_Source excerpt:_

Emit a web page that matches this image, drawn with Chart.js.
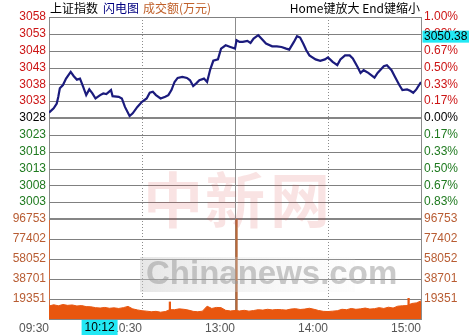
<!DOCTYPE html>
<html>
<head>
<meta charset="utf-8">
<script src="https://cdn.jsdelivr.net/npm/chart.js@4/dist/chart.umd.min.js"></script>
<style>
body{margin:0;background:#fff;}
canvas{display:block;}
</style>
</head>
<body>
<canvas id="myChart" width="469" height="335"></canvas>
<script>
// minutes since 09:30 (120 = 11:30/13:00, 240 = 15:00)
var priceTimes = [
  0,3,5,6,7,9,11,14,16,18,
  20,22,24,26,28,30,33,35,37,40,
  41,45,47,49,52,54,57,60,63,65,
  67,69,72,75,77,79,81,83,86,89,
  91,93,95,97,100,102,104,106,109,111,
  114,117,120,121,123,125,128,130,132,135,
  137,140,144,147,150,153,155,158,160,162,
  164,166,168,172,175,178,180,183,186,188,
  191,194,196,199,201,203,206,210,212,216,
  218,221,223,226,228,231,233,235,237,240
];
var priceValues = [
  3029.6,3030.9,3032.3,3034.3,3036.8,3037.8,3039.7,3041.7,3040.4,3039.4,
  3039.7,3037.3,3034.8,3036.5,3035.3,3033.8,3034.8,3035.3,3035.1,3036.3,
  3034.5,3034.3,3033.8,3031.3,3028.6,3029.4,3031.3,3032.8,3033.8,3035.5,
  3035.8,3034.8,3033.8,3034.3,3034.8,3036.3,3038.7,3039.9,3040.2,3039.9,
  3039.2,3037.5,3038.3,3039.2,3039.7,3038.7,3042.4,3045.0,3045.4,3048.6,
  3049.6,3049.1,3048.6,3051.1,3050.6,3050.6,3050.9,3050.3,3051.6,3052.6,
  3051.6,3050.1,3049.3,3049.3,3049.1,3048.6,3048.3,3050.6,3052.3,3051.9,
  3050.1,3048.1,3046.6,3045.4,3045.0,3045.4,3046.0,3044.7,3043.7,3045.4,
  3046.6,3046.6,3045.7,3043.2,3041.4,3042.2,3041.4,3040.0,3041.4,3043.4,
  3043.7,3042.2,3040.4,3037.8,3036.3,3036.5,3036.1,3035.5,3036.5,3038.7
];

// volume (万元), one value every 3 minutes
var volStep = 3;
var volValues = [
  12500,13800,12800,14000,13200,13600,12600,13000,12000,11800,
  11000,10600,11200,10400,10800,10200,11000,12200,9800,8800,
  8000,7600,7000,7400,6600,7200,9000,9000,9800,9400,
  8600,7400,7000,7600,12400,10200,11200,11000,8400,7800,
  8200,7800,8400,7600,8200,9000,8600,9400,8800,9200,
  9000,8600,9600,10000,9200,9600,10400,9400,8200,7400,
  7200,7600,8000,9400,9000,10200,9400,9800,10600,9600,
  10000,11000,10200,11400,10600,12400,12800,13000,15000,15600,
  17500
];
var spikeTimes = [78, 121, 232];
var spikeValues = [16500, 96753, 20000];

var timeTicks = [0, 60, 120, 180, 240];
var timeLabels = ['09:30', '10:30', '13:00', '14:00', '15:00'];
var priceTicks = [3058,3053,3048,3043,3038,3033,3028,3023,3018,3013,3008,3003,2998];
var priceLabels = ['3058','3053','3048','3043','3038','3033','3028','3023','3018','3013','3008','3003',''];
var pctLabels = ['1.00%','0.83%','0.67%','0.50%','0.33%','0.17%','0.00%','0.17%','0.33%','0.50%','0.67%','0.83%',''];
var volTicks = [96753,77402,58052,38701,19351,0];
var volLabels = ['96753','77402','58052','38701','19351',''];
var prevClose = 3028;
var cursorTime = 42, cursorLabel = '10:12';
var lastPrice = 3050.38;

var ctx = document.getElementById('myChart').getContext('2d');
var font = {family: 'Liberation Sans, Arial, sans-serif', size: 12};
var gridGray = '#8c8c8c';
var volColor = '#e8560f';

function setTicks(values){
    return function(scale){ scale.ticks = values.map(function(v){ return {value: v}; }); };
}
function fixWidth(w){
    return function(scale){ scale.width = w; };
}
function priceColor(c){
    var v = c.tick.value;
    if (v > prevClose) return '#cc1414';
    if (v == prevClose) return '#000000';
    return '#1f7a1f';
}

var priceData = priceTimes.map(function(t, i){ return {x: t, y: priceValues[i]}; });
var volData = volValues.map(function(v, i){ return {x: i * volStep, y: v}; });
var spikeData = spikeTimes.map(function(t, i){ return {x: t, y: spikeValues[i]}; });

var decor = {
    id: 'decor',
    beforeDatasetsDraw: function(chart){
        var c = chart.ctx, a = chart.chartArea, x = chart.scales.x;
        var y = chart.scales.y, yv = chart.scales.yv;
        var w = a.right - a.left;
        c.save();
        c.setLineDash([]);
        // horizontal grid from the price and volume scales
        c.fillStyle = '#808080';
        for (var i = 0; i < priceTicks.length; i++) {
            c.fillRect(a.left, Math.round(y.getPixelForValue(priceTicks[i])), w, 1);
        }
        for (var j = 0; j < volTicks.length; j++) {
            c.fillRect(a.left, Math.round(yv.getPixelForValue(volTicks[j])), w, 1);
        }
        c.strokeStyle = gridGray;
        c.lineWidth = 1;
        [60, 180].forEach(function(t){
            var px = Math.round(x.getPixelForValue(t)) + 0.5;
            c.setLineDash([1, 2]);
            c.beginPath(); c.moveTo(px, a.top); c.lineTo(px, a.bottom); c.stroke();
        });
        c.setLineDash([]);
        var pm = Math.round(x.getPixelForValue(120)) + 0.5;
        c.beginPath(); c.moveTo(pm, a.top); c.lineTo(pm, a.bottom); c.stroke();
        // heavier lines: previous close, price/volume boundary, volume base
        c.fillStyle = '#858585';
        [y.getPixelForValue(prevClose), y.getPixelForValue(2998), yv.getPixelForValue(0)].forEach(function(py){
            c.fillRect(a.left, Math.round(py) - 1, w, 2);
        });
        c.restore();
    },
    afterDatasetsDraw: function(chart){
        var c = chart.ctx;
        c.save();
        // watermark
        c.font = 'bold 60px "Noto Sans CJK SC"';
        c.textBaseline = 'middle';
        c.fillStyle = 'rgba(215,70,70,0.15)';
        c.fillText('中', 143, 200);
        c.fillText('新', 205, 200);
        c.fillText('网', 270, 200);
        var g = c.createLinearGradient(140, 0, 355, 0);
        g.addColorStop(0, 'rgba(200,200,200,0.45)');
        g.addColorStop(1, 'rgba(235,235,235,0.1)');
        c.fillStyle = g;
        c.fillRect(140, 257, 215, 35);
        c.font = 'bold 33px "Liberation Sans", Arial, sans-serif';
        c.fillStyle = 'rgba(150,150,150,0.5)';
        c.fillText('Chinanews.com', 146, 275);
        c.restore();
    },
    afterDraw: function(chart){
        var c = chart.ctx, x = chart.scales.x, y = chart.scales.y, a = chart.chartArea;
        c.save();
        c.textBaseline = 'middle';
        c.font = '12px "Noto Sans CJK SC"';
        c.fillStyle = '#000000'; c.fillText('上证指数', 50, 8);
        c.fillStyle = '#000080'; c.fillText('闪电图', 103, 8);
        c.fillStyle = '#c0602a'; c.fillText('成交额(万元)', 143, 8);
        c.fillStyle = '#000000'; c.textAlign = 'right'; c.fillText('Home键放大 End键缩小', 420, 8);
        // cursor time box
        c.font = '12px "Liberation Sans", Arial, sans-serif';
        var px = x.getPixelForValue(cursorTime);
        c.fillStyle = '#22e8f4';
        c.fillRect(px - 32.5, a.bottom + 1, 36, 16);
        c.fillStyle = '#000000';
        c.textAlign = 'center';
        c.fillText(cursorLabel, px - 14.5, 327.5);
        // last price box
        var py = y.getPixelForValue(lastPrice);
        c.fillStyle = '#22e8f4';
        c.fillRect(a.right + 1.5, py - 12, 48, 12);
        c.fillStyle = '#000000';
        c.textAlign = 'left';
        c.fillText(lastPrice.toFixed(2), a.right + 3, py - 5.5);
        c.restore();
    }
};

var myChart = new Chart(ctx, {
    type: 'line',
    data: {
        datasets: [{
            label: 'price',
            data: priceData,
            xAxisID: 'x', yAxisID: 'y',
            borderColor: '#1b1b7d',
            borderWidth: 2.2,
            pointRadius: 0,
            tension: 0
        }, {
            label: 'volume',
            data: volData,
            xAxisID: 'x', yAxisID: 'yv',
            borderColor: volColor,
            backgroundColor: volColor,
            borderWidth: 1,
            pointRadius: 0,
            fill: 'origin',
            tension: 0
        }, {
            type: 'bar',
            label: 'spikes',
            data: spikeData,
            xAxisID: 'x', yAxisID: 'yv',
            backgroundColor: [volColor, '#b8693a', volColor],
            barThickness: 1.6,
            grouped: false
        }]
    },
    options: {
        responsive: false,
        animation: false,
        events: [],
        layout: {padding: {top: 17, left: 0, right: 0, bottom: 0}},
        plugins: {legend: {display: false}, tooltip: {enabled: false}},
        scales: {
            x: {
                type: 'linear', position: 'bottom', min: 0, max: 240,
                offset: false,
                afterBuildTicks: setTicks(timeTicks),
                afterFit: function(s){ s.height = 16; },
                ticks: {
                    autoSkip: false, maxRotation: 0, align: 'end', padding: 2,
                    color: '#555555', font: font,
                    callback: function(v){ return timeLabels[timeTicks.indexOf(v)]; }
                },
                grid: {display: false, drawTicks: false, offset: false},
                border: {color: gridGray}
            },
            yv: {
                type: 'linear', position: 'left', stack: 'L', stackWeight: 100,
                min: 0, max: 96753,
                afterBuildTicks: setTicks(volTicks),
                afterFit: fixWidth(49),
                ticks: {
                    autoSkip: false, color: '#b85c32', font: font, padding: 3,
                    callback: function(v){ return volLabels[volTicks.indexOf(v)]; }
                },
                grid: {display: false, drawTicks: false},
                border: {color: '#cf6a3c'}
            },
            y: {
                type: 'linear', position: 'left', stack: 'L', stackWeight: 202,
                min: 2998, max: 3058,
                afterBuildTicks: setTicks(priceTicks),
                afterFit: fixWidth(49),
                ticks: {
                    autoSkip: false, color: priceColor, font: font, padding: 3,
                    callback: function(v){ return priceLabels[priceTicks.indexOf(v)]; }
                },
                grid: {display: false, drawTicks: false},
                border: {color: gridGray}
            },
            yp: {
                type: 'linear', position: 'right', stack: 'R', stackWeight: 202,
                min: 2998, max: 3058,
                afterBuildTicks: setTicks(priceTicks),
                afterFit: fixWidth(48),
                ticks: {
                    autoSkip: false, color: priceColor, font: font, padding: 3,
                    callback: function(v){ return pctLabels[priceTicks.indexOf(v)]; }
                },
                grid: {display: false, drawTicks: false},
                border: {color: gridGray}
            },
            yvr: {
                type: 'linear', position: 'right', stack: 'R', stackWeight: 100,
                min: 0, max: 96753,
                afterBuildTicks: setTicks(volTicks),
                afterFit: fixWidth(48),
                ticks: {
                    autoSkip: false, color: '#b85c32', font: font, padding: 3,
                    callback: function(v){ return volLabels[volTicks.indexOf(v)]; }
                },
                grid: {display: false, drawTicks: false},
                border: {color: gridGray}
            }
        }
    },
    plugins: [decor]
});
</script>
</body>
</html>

_Task statement:_
Exactly as written, please give again the lines from the beginning of the listing through the line containing "var spikeValues = [16500, 96753, 20000];", inclusive, without any pictures.

_Completed exercise:_
Emit a web page that matches this image, drawn with Chart.js.
<!DOCTYPE html>
<html>
<head>
<meta charset="utf-8">
<script src="https://cdn.jsdelivr.net/npm/chart.js@4/dist/chart.umd.min.js"></script>
<style>
body{margin:0;background:#fff;}
canvas{display:block;}
</style>
</head>
<body>
<canvas id="myChart" width="469" height="335"></canvas>
<script>
// minutes since 09:30 (120 = 11:30/13:00, 240 = 15:00)
var priceTimes = [
  0,3,5,6,7,9,11,14,16,18,
  20,22,24,26,28,30,33,35,37,40,
  41,45,47,49,52,54,57,60,63,65,
  67,69,72,75,77,79,81,83,86,89,
  91,93,95,97,100,102,104,106,109,111,
  114,117,120,121,123,125,128,130,132,135,
  137,140,144,147,150,153,155,158,160,162,
  164,166,168,172,175,178,180,183,186,188,
  191,194,196,199,201,203,206,210,212,216,
  218,221,223,226,228,231,233,235,237,240
];
var priceValues = [
  3029.6,3030.9,3032.3,3034.3,3036.8,3037.8,3039.7,3041.7,3040.4,3039.4,
  3039.7,3037.3,3034.8,3036.5,3035.3,3033.8,3034.8,3035.3,3035.1,3036.3,
  3034.5,3034.3,3033.8,3031.3,3028.6,3029.4,3031.3,3032.8,3033.8,3035.5,
  3035.8,3034.8,3033.8,3034.3,3034.8,3036.3,3038.7,3039.9,3040.2,3039.9,
  3039.2,3037.5,3038.3,3039.2,3039.7,3038.7,3042.4,3045.0,3045.4,3048.6,
  3049.6,3049.1,3048.6,3051.1,3050.6,3050.6,3050.9,3050.3,3051.6,3052.6,
  3051.6,3050.1,3049.3,3049.3,3049.1,3048.6,3048.3,3050.6,3052.3,3051.9,
  3050.1,3048.1,3046.6,3045.4,3045.0,3045.4,3046.0,3044.7,3043.7,3045.4,
  3046.6,3046.6,3045.7,3043.2,3041.4,3042.2,3041.4,3040.0,3041.4,3043.4,
  3043.7,3042.2,3040.4,3037.8,3036.3,3036.5,3036.1,3035.5,3036.5,3038.7
];

// volume (万元), one value every 3 minutes
var volStep = 3;
var volValues = [
  12500,13800,12800,14000,13200,13600,12600,13000,12000,11800,
  11000,10600,11200,10400,10800,10200,11000,12200,9800,8800,
  8000,7600,7000,7400,6600,7200,9000,9000,9800,9400,
  8600,7400,7000,7600,12400,10200,11200,11000,8400,7800,
  8200,7800,8400,7600,8200,9000,8600,9400,8800,9200,
  9000,8600,9600,10000,9200,9600,10400,9400,8200,7400,
  7200,7600,8000,9400,9000,10200,9400,9800,10600,9600,
  10000,11000,10200,11400,10600,12400,12800,13000,15000,15600,
  17500
];
var spikeTimes = [78, 121, 232];
var spikeValues = [16500, 96753, 20000];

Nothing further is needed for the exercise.